>> BEGIN Information provided

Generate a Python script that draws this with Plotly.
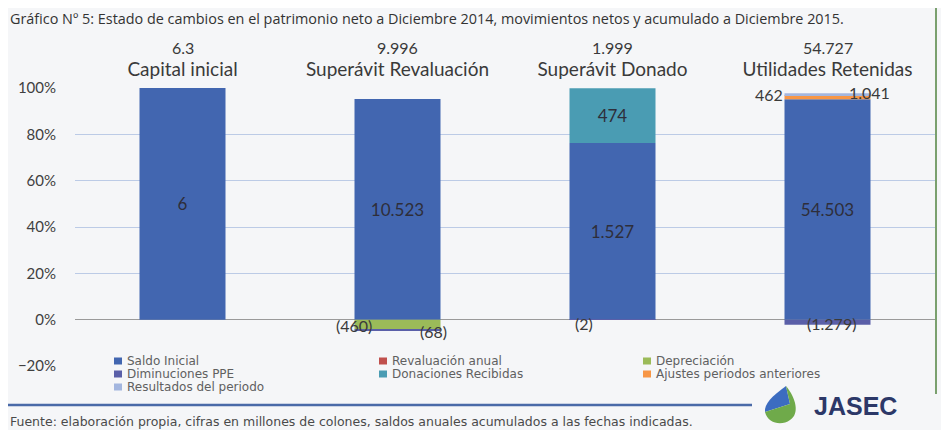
import plotly.graph_objects as go

# categorias y totales que se muestran encima de cada barra
categorias = ["Capital inicial", "Superávit Revaluación", "Superávit Donado", "Utilidades Retenidas"]
totales = ["6.3", "9.996", "1.999", "54.727"]

# movimientos en millones de colones (negativos = disminuciones)
saldo_inicial = [6, 10523, 1527, 54503]
revaluacion_anual = [0, 0, 0, 0]
depreciacion = [0, -460, 0, 0]
disminuciones_ppe = [0, -68, -2, -1279]
donaciones = [0, 0, 474, 0]
ajustes = [0, 0, 0, 1041]
resultados = [0, 0, 0, 462]

series = [
    ("Saldo Inicial", saldo_inicial, "#4266b0"),
    ("Revaluación anual", revaluacion_anual, "#c0504d"),
    ("Depreciación", depreciacion, "#9bbb59"),
    ("Diminuciones PPE", disminuciones_ppe, "#5a5fa8"),
    ("Donaciones Recibidas", donaciones, "#4a9cb3"),
    ("Ajustes periodos anteriores", ajustes, "#f79646"),
    ("Resultados del periodo", resultados, "#a3b6df"),
]

FONT = "Lato"
TXT = "DejaVu Sans"
OFF = 8  # margen del body de la pagina
W, H = 949 - OFF, 430 - OFF
L, R, T, B = 75, 935, 88, 366  # area del grafico en pixeles de la pagina


def px(x):
    return (x - L) / (R - L)


def py(y):
    return (B - y) / (B - T)


def fmt(v):
    s = f"{abs(v):,}".replace(",", ".")
    return f"({s})" if v < 0 else s


# 100% apilado como en Excel: cada valor sobre la suma de absolutos
abs_tot = [sum(abs(s[1][i]) for s in series) for i in range(len(categorias))]

fig = go.Figure()
for name, vals, color in series:
    pct = [v / abs_tot[i] for i, v in enumerate(vals)]
    txt = [fmt(v) if abs(p) > 0.1 else "" for v, p in zip(vals, pct)]
    fig.add_trace(go.Bar(
        x=categorias, y=pct, name=name, marker=dict(color=color, line=dict(width=0)),
        text=txt, textposition="inside", insidetextanchor="middle",
        textfont=dict(family=FONT, size=17, color="#2e2e3a"),
        hoverinfo="name+y", showlegend=False,
    ))

# totales encima de cada categoria
for c, t in zip(categorias, totales):
    fig.add_annotation(x=c, y=py(47), yref="paper", text=t, showarrow=False, yanchor="middle",
                       font=dict(family=FONT, size=16, color="#3a3a3a"))

# etiquetas de segmentos pequeños
lbl_font = dict(family=FONT, size=16, color="#3a3a3a")
pequenas = [
    (1, depreciacion, -44, 6),
    (1, disminuciones_ppe, 36, 12),
    (2, disminuciones_ppe, -29, 4),
    (3, disminuciones_ppe, 4, 4),
]
for i, vals, dx, dy in pequenas:
    fig.add_annotation(x=categorias[i], y=0, text=fmt(vals[i]), showarrow=False,
                       xshift=dx, yshift=-dy, yanchor="middle", font=lbl_font)
top_u = (saldo_inicial[3] + ajustes[3] + resultados[3]) / abs_tot[3]
fig.add_annotation(x=categorias[3], y=top_u, text=fmt(resultados[3]), showarrow=False,
                   xshift=-59, yshift=-1, yanchor="middle", font=lbl_font)
fig.add_annotation(x=categorias[3], y=top_u, text=fmt(ajustes[3]), showarrow=False,
                   xshift=42, yshift=1, yanchor="middle", font=lbl_font)

# leyenda manual en tres columnas
shapes = []
for k, (name, vals, color) in enumerate(series):
    cx = [118, 383, 647][k % 3]
    cy = 361 + 13 * (k // 3)
    shapes.append(dict(type="rect", xref="paper", yref="paper",
                       x0=px(cx - 4), x1=px(cx + 4), y0=py(cy + 3.5), y1=py(cy - 3.5),
                       fillcolor=color, line=dict(width=0)))
    fig.add_annotation(xref="paper", yref="paper", x=px(cx + 7), y=py(cy), xanchor="left",
                       yanchor="middle", text=name, showarrow=False,
                       font=dict(family=TXT, size=12, color="#606060"))

# titulo y fuente
fig.add_annotation(xref="paper", yref="paper", x=px(8), y=py(18), xanchor="left", yanchor="middle",
                   text="Gráfico Nº 5: Estado de cambios en el patrimonio neto a Diciembre 2014, movimientos netos y acumulado a Diciembre 2015.",
                   showarrow=False, font=dict(family="Open Sans", size=14.4, color="#333333"))
fig.add_annotation(xref="paper", yref="paper", x=px(8), y=py(421), xanchor="left", yanchor="middle",
                   text="Fuente: elaboración propia, cifras en millones de colones, saldos anuales acumulados a las fechas indicadas.",
                   showarrow=False, font=dict(family=TXT, size=12.5, color="#4a4a4a"))
fig.add_annotation(xref="paper", yref="paper", x=px(812), y=py(406), xanchor="left", yanchor="middle",
                   text="<b>JASEC</b>", showarrow=False,
                   font=dict(family="Liberation Sans", size=25, color="#2c3868"))

shapes += [
    dict(type="line", xref="paper", yref="paper", x0=px(0), x1=px(752), y0=py(405), y1=py(405),
         line=dict(color="#4a6aa8", width=2.5)),
    dict(type="line", xref="paper", yref="paper", x0=px(936), x1=px(936), y0=py(0), y1=py(394),
         line=dict(color="#7aa06e", width=2)),
    # gota del logo
    dict(type="path", xref="paper", yref="paper",
         path=f"M {px(786)},{py(386)} C {px(772)},{py(396)} {px(764)},{py(404)} {px(765)},{py(412)} "
              f"L {px(790)},{py(404)} Z",
         fillcolor="#3c6cc0", line=dict(width=0)),
    dict(type="path", xref="paper", yref="paper",
         path=f"M {px(765)},{py(412)} C {px(768)},{py(424)} {px(782)},{py(426)} {px(790)},{py(420)} "
              f"C {px(800)},{py(414)} {px(796)},{py(398)} {px(786)},{py(386)} L {px(790)},{py(404)} Z",
         fillcolor="#6faa4a", line=dict(width=0)),
]

fig.update_layout(
    width=W, height=H,
    barmode="relative", bargap=0.6,
    margin=dict(l=L - OFF, r=W - (R - OFF), t=T - OFF, b=H - (B - OFF)),
    paper_bgcolor="#f5f6f8", plot_bgcolor="#f5f6f8",
    font=dict(family=FONT, color="#404040"),
    xaxis=dict(side="top", type="category", showgrid=False, ticks="", showline=False,
               automargin=False, ticklabelstandoff=7,
               tickfont=dict(family=FONT, size=19, color="#3a3a3a")),
    yaxis=dict(range=[-0.2, 1.0], dtick=0.2, tickformat=".0%", gridcolor="#bccbe6", gridwidth=1,
               zeroline=True, zerolinecolor="#9a9a9a", zerolinewidth=1, ticks="",
               automargin=False, ticklabelstandoff=18,
               tickfont=dict(family=FONT, size=15, color="#404040")),
    shapes=shapes,
    showlegend=False,
)

fig.write_html("out.html")
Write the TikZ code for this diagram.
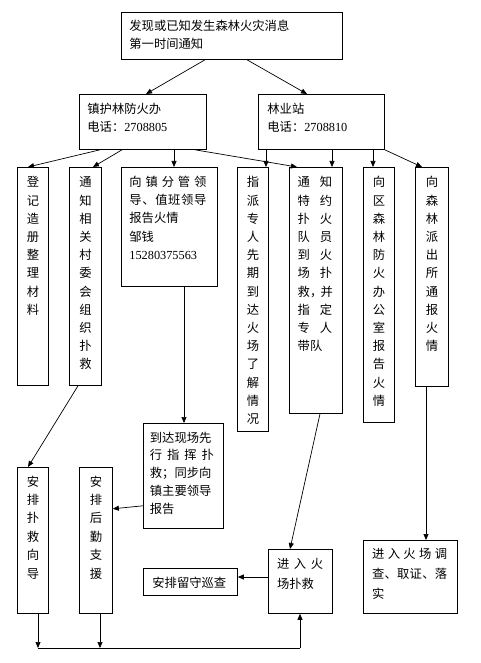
\documentclass[tikz,border=0pt]{standalone}
\usepackage{fontspec}
\setmainfont{Noto Sans CJK SC}
\newfontfamily\tnr{Liberation Serif}
\usetikzlibrary{arrows.meta}
% #1 width, #2 height, #3 left pad, #4 first baseline offset, #5 line spacing, #6 text
\newcommand\boxtxt[6]{\parbox[c][#2pt][t]{#1pt}{\setlength\parindent{0pt}\fontsize{12.3}{#5}\selectfont\baselineskip=#5pt\relax\vspace*{\dimexpr #4pt-#5pt\relax}\hbox{}\leftskip=#3pt\relax\rightskip=0pt plus 1fil\relax #6\par}}
\tikzset{
  box/.style={draw, line width=0.8pt, inner sep=0pt, anchor=north west},
  arr/.style={-{Triangle[length=6pt,width=5pt]}, line width=0.7pt},
  lnk/.style={line width=0.7pt}
}
\begin{document}
\begin{tikzpicture}[x=1pt,y=-1pt]
\useasboundingbox (0,0) rectangle (480,663);
% boxes
\node[box] (A) at (121,12) {\boxtxt{221}{47}{8}{18.6}{17.3}{发现或已知发生森林火灾消息\\第一时间通知}};
\node[box] (B) at (79,94) {\boxtxt{127}{55}{8}{19}{18}{镇护林防火办\\电话：{\tnr 2708805}}};
\node[box] (C) at (258,94) {\boxtxt{126}{55}{9}{19}{18}{林业站\\电话：{\tnr 2708810}}};
\node[box] (D) at (17,167) {\boxtxt{31}{218}{0}{19.4}{18.2}{\centering 登\\记\\造\\册\\整\\理\\材\\料}};
\node[box] (E) at (69,167) {\boxtxt{32}{218}{0}{19.4}{18.2}{\centering 通\\知\\相\\关\\村\\委\\会\\组\\织\\扑\\救}};
\node[box] (F) at (121,167) {\boxtxt{96}{119}{8}{19}{18.2}{\makebox[77pt][s]{向\hfill 镇\hfill 分\hfill 管\hfill 领}\\\makebox[77pt][s]{导\hfill 、\hfill 值\hfill 班\hfill 领\hfill 导}\\报告火情\\邹钱\\{\tnr 15280375563}}};
\node[box] (G) at (237,167) {\boxtxt{31}{264}{0}{19.4}{18.2}{\centering 指\\派\\专\\人\\先\\期\\到\\达\\火\\场\\了\\解\\情\\况}};
\node[box] (H) at (289,167) {\boxtxt{53}{246}{8.3}{19.4}{18.2}{\makebox[34.4pt][s]{通\hfill 知}\\\makebox[34.4pt][s]{特\hfill 约}\\\makebox[34.4pt][s]{扑\hfill 火}\\\makebox[34.4pt][s]{队\hfill 员}\\\makebox[34.4pt][s]{到\hfill 火}\\\makebox[34.4pt][s]{场\hfill 扑}\\\makebox[34.4pt][l]{救，\kern-1.7pt 并}\\\makebox[34.4pt][s]{指\hfill 定}\\\makebox[34.4pt][s]{专\hfill 人}\\带队}};
\node[box] (I) at (363,167) {\boxtxt{31}{255}{0}{19.4}{18.2}{\centering 向\\区\\森\\林\\防\\火\\办\\公\\室\\报\\告\\火\\情}};
\node[box] (J) at (415,167) {\boxtxt{33}{219}{0}{19.4}{18.2}{\centering 向\\森\\林\\派\\出\\所\\通\\报\\火\\情}};
\node[box] (K) at (143,423) {\boxtxt{80}{105}{6.5}{18.6}{17.8}{到达现场先\\\makebox[64pt][s]{行\hfill 指\hfill 挥\hfill 扑}\\救；同步向\\镇主要领导\\报告}};
\node[box] (L) at (17,467) {\boxtxt{31}{146}{0}{18.6}{18.4}{\centering 安\\排\\扑\\救\\向\\导}};
\node[box] (M) at (79,467) {\boxtxt{33}{146}{0}{18.6}{18.4}{\centering 安\\排\\后\\勤\\支\\援}};
\node[box] (N) at (143,568) {\boxtxt{94}{27}{9}{19.4}{18}{安排留守巡查}};
\node[box] (O) at (268,549) {\boxtxt{64}{64}{8.7}{18.6}{20.5}{\makebox[46pt][s]{进\hfill 入\hfill 火}\\场扑救}};
\node[box] (P) at (363,540) {\boxtxt{94}{73}{8.7}{18}{20}{\makebox[75pt][s]{进\hfill 入\hfill 火\hfill 场\hfill 调}\\\makebox[75pt][s]{查\hfill 、\hfill 取\hfill 证\hfill 、\hfill 落}\\实}};
% bottom collector line
\coordinate (b1) at (38,648);
\coordinate (b2) at (100,648);
\coordinate (b3) at (300,648);
% connectors
\draw[arr] ([xshift=84pt]A.south west) -- ([xshift=67pt]B.north west);
\draw[arr] ([xshift=126pt]A.south west) -- ([xshift=49pt]C.north west);
\draw[arr] ([xshift=21pt]B.south west) -- ([xshift=11pt]D.north west);
\draw[arr] ([xshift=43pt]B.south west) -- ([xshift=24pt]E.north west);
\draw[arr] ([xshift=95pt]B.south west) -- ([xshift=53pt]F.north west);
\draw[arr] ([xshift=116pt]B.south west) -- ([xshift=8pt]H.north west);
\draw[arr] ([xshift=8pt]C.south west) -- ([xshift=29pt]G.north west);
\draw[arr] ([xshift=74pt]C.south west) -- ([xshift=43pt]H.north west);
\draw[arr] ([xshift=115pt]C.south west) -- ([xshift=10pt]I.north west);
\draw[arr] (C.south east) -- ([xshift=7pt]J.north west);
\draw[arr] ([xshift=9pt]E.south west) -- ([xshift=11pt]L.north west);
\draw[arr] ([xshift=63pt]F.south west) -- ([xshift=41pt]K.north west);
\draw[arr] ([yshift=23pt]K.south west) -- ([yshift=105pt]M.south east);
\draw[arr] ([xshift=31pt]H.south west) -- ([xshift=22pt]O.north west);
\draw[arr] ([yshift=-28pt]O.north west) -- ([yshift=-9pt]N.north east);
\draw[arr] ([xshift=11pt]J.south west) -- ([xshift=63pt]P.north west);
\draw[arr] ([xshift=21pt]L.south west) -- (b1);
\draw[arr] ([xshift=21pt]M.south west) -- (b2);
\draw[lnk] (b1) -- (b3);
\draw[arr] (b3) -- ([xshift=32pt]O.south west);
\end{tikzpicture}
\end{document}
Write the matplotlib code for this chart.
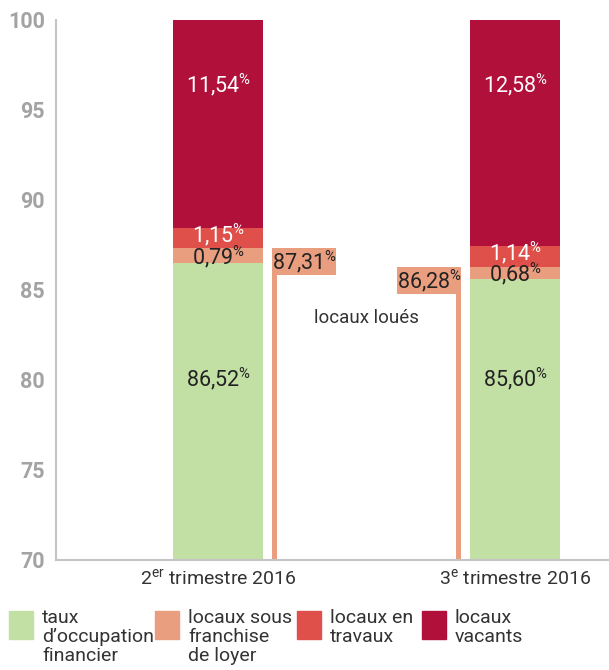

>> END Information provided

Looking at the records above, work out how many lines include the word "this", then give that number by itself.

3